Task description =>
Consider the listing below. Extract exactly the lines from the line containing "Recreate this image" to the line containing "530, 508, 497];", both included.

Exercise input =>
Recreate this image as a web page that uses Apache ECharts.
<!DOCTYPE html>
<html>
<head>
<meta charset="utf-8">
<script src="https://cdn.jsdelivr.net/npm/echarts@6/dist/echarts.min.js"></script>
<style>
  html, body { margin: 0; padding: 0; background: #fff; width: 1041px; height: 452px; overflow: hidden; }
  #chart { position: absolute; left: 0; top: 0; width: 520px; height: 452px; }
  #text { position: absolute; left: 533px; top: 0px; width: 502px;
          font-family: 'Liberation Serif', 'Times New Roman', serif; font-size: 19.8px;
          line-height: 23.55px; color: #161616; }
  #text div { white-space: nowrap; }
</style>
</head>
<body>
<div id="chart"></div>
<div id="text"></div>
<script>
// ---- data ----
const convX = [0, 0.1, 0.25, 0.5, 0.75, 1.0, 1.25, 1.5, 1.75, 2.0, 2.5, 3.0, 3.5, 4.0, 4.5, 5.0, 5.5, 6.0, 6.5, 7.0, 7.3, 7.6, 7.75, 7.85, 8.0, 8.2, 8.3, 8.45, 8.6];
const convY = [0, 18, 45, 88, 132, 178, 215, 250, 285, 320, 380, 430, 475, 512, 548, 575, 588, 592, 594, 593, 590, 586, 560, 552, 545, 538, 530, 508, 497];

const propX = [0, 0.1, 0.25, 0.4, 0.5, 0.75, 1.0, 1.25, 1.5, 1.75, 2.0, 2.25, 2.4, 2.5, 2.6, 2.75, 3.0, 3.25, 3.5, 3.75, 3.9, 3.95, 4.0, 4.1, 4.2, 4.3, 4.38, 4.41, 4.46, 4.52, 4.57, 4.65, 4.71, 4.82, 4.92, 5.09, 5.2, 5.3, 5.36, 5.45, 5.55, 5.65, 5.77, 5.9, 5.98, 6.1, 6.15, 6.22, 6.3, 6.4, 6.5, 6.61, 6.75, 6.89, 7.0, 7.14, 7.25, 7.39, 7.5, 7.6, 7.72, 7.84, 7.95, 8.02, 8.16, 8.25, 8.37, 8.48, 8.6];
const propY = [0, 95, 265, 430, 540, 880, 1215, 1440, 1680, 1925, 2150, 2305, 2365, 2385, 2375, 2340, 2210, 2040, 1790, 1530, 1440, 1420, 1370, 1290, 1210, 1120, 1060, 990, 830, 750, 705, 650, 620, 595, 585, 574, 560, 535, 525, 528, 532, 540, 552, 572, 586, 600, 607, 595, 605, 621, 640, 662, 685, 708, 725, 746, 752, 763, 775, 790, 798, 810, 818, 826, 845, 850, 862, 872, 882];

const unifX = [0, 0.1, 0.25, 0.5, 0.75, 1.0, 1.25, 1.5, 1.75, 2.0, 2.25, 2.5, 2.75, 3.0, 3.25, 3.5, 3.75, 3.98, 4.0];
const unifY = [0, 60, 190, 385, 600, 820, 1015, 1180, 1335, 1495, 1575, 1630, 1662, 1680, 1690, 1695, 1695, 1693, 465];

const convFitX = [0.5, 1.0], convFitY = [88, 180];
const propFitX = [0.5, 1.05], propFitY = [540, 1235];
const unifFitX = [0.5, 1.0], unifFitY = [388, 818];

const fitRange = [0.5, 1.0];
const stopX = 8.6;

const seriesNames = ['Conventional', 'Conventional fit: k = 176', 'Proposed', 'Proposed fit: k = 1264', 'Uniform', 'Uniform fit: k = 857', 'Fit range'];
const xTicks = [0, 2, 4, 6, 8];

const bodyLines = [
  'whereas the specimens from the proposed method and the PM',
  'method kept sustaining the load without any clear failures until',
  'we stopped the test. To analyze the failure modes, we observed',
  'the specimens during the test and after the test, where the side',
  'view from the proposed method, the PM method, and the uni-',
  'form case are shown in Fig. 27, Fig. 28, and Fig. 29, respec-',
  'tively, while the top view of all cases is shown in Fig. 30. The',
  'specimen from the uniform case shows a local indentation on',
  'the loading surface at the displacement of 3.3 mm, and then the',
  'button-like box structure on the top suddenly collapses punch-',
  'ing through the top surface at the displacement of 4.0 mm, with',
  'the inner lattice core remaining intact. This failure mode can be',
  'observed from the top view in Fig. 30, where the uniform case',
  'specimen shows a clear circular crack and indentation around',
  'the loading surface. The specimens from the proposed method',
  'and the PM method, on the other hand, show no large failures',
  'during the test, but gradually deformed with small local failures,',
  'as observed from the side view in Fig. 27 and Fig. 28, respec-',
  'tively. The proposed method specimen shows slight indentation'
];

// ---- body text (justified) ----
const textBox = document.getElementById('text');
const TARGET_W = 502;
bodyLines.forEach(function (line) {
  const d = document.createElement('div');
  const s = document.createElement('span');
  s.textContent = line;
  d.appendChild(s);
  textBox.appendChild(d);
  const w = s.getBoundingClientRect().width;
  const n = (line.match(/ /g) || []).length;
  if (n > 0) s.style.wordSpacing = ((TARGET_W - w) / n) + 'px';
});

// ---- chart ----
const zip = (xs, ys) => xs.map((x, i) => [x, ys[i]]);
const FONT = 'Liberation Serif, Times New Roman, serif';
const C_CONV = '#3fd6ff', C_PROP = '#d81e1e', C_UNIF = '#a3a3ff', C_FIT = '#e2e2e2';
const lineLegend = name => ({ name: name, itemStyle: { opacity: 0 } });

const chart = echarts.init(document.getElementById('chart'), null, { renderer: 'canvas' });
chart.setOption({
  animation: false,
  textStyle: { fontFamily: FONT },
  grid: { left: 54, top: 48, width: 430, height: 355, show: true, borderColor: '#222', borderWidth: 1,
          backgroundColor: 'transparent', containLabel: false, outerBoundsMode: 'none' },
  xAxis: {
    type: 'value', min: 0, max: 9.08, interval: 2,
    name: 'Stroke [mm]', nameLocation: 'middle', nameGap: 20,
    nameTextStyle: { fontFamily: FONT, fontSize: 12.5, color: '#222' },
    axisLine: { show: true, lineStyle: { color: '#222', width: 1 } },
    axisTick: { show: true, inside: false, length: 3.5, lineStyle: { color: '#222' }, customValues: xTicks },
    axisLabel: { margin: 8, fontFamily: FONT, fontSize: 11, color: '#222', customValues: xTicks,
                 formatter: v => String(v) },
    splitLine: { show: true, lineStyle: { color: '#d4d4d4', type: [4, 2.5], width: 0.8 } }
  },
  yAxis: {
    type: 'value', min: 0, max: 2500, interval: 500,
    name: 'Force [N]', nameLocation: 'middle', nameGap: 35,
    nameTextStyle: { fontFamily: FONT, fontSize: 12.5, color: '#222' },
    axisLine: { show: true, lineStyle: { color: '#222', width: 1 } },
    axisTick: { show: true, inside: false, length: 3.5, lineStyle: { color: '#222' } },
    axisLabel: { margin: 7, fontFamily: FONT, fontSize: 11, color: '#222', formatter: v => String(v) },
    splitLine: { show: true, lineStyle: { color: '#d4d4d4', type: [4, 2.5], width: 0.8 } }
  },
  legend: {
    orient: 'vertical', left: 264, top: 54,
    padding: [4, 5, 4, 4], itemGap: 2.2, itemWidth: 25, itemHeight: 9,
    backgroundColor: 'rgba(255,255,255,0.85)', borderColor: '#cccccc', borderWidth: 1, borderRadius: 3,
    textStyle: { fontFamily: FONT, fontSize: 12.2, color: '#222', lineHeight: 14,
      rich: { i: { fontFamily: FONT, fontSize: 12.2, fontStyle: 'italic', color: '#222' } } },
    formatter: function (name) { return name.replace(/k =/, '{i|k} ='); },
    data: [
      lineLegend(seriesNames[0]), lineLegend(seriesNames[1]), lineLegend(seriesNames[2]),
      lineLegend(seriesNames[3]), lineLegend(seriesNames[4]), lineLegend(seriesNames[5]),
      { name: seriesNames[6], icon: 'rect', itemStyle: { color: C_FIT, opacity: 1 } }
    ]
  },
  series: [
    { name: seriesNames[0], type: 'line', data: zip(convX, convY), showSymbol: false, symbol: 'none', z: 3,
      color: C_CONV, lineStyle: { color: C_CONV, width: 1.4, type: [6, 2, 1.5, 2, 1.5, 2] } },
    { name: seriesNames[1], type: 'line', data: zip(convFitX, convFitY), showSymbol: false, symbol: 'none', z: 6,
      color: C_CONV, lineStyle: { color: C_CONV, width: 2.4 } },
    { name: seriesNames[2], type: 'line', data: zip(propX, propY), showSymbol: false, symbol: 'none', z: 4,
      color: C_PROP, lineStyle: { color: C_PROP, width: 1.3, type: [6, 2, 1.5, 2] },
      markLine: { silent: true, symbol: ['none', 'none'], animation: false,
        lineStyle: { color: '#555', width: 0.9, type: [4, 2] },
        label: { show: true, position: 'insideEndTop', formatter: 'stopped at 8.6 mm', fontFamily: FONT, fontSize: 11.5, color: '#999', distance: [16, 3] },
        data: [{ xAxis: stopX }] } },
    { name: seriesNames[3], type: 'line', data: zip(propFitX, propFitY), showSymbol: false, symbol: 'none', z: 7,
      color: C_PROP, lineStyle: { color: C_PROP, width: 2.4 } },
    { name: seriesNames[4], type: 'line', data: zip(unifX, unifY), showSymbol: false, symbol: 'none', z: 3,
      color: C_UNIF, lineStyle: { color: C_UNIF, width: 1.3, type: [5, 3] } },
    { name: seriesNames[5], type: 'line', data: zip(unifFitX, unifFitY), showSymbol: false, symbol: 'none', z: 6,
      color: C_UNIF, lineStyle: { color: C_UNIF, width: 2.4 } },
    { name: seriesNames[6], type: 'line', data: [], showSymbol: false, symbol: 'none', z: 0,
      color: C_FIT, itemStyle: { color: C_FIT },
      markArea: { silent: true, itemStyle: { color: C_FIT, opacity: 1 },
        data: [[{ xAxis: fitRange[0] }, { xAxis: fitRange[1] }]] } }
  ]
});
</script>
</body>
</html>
==
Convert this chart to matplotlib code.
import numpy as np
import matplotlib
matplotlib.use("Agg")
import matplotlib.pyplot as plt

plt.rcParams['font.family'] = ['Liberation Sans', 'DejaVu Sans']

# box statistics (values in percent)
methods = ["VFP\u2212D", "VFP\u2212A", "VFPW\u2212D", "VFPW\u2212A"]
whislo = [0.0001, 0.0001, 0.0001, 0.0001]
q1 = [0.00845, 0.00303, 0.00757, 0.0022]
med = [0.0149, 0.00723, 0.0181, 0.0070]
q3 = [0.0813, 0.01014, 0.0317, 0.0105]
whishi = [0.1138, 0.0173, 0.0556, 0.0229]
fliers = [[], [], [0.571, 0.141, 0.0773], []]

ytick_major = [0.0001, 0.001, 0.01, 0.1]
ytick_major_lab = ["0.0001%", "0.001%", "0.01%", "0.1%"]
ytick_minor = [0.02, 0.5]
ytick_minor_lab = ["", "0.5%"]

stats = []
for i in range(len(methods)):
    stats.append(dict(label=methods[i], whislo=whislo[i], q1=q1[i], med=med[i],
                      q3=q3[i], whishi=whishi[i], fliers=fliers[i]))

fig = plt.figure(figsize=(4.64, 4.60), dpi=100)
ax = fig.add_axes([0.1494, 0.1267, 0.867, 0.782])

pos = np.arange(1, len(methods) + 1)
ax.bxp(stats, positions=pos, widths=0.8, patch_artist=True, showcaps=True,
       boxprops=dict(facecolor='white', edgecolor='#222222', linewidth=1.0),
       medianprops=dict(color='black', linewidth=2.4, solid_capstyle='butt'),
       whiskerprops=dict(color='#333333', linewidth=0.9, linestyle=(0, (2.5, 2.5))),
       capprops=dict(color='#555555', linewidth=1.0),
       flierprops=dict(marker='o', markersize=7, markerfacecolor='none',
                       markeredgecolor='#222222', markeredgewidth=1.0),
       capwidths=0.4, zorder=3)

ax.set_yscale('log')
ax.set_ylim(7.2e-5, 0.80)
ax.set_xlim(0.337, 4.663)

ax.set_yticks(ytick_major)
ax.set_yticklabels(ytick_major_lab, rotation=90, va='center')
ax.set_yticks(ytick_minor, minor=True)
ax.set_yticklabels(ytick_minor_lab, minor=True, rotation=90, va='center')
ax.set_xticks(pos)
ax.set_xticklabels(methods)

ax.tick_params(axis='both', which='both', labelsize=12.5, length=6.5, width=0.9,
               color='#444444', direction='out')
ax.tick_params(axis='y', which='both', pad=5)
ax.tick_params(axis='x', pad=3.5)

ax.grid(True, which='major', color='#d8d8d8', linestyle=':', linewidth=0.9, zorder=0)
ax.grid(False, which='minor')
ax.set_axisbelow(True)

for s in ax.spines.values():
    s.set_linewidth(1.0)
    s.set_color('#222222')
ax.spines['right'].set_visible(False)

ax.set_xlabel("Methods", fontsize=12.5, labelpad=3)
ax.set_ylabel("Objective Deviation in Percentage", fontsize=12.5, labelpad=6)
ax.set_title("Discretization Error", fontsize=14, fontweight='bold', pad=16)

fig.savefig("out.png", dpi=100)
==
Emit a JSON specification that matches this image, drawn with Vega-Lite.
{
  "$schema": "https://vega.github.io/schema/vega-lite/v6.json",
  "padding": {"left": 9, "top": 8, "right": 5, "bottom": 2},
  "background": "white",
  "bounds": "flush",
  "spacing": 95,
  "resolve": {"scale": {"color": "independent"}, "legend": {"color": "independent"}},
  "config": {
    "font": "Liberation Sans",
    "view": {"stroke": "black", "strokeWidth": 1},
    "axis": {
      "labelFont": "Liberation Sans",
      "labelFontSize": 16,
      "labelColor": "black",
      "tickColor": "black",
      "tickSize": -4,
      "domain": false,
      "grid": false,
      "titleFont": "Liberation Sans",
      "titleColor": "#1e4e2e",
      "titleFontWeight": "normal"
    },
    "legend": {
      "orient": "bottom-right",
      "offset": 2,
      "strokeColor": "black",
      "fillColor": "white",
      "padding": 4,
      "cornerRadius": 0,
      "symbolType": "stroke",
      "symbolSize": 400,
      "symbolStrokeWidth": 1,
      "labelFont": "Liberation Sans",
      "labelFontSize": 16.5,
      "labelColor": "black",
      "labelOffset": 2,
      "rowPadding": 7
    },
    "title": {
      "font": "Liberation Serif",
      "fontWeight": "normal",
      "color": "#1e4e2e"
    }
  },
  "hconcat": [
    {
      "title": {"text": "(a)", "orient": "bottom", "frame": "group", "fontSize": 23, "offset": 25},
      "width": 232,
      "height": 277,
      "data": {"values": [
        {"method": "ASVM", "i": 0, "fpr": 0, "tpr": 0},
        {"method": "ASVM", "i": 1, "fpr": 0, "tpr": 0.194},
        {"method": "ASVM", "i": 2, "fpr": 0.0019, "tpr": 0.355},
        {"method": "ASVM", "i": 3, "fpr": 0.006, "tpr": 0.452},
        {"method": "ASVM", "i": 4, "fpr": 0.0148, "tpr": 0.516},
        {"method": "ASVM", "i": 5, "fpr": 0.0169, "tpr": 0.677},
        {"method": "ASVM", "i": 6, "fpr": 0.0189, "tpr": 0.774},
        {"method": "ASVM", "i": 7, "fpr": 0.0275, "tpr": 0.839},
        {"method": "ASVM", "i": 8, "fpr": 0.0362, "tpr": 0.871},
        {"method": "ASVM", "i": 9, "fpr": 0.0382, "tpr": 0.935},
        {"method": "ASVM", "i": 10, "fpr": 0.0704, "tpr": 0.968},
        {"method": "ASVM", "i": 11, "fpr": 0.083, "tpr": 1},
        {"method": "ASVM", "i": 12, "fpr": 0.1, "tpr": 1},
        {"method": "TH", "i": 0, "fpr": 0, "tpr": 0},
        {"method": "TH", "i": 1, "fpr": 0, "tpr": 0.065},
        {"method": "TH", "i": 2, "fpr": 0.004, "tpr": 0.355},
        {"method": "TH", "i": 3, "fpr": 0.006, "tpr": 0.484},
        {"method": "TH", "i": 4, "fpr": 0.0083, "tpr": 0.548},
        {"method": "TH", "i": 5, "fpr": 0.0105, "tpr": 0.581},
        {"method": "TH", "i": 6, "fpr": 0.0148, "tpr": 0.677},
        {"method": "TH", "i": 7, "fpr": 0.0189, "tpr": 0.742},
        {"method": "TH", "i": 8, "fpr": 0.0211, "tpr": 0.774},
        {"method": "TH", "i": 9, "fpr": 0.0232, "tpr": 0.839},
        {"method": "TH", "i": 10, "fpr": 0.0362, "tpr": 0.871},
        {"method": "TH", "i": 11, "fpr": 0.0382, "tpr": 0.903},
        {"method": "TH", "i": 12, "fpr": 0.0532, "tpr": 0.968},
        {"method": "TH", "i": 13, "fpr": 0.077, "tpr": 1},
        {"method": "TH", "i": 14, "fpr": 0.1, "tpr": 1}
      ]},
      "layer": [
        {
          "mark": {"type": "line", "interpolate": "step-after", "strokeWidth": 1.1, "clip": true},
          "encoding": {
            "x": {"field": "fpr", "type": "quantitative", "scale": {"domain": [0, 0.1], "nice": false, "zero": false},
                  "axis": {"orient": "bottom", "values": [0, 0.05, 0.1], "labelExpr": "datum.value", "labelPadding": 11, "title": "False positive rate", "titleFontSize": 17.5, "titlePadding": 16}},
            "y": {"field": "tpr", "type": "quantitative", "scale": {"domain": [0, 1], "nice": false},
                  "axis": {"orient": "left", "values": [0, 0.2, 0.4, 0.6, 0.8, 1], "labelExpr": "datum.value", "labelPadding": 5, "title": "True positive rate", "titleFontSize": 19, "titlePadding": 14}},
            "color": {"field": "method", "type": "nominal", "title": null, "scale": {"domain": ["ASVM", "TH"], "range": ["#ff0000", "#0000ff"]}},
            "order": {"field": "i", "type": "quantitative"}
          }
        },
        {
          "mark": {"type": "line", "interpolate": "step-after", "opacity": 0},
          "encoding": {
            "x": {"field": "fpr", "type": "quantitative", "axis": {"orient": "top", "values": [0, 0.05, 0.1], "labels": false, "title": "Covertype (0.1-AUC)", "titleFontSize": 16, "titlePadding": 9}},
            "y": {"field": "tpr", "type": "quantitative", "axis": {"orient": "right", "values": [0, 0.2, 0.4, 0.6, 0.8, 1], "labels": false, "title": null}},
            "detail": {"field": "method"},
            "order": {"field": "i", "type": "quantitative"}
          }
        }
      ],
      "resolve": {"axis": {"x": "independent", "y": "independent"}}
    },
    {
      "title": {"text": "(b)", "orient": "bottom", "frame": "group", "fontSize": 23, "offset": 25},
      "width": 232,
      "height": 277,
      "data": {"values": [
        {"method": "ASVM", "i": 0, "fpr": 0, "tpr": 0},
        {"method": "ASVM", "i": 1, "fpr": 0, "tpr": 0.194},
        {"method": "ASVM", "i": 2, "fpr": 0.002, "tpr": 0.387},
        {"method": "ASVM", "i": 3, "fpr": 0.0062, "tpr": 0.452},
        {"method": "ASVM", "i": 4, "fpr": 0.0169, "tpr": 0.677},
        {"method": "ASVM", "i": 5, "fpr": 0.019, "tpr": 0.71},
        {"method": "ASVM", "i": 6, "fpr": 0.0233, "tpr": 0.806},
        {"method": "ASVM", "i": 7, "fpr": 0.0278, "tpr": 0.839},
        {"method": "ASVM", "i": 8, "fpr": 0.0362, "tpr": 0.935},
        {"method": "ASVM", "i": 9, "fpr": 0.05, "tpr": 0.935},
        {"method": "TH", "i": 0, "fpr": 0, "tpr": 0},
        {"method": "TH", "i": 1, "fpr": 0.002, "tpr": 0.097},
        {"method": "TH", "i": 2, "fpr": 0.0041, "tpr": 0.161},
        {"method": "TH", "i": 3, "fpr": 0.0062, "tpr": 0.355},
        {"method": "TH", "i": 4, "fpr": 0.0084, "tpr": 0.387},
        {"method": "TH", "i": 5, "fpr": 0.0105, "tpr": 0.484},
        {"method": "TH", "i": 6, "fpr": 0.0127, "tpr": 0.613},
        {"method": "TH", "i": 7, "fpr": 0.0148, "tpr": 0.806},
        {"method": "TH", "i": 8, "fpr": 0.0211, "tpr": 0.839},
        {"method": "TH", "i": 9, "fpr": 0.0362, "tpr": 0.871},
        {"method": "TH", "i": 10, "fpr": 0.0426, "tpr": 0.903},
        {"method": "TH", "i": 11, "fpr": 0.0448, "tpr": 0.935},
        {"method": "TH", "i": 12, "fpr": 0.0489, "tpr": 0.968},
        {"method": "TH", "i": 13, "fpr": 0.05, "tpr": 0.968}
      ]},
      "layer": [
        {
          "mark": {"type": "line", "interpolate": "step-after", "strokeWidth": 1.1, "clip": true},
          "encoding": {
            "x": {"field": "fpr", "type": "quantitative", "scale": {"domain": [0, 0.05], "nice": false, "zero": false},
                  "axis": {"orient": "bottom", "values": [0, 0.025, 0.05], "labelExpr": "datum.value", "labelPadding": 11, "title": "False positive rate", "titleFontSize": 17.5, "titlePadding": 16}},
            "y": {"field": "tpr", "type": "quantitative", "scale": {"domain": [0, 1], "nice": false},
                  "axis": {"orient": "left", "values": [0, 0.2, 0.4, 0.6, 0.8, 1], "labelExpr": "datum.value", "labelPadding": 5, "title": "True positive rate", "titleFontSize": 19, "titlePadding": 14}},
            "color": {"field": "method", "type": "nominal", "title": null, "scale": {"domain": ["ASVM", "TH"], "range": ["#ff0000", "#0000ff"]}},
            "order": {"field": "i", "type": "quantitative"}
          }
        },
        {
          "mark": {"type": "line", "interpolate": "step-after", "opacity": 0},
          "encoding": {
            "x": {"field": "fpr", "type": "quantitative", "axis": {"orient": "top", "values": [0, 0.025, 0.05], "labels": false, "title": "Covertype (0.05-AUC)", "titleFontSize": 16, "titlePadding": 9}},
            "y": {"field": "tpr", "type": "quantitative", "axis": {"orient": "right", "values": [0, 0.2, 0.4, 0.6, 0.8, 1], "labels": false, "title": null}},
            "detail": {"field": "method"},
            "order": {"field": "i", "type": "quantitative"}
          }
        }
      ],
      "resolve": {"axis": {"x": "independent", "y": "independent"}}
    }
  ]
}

Reply to the task =>
Recreate this image as a web page that uses Apache ECharts.
<!DOCTYPE html>
<html>
<head>
<meta charset="utf-8">
<script src="https://cdn.jsdelivr.net/npm/echarts@6/dist/echarts.min.js"></script>
<style>
  html, body { margin: 0; padding: 0; background: #fff; width: 1041px; height: 452px; overflow: hidden; }
  #chart { position: absolute; left: 0; top: 0; width: 520px; height: 452px; }
  #text { position: absolute; left: 533px; top: 0px; width: 502px;
          font-family: 'Liberation Serif', 'Times New Roman', serif; font-size: 19.8px;
          line-height: 23.55px; color: #161616; }
  #text div { white-space: nowrap; }
</style>
</head>
<body>
<div id="chart"></div>
<div id="text"></div>
<script>
// ---- data ----
const convX = [0, 0.1, 0.25, 0.5, 0.75, 1.0, 1.25, 1.5, 1.75, 2.0, 2.5, 3.0, 3.5, 4.0, 4.5, 5.0, 5.5, 6.0, 6.5, 7.0, 7.3, 7.6, 7.75, 7.85, 8.0, 8.2, 8.3, 8.45, 8.6];
const convY = [0, 18, 45, 88, 132, 178, 215, 250, 285, 320, 380, 430, 475, 512, 548, 575, 588, 592, 594, 593, 590, 586, 560, 552, 545, 538, 530, 508, 497];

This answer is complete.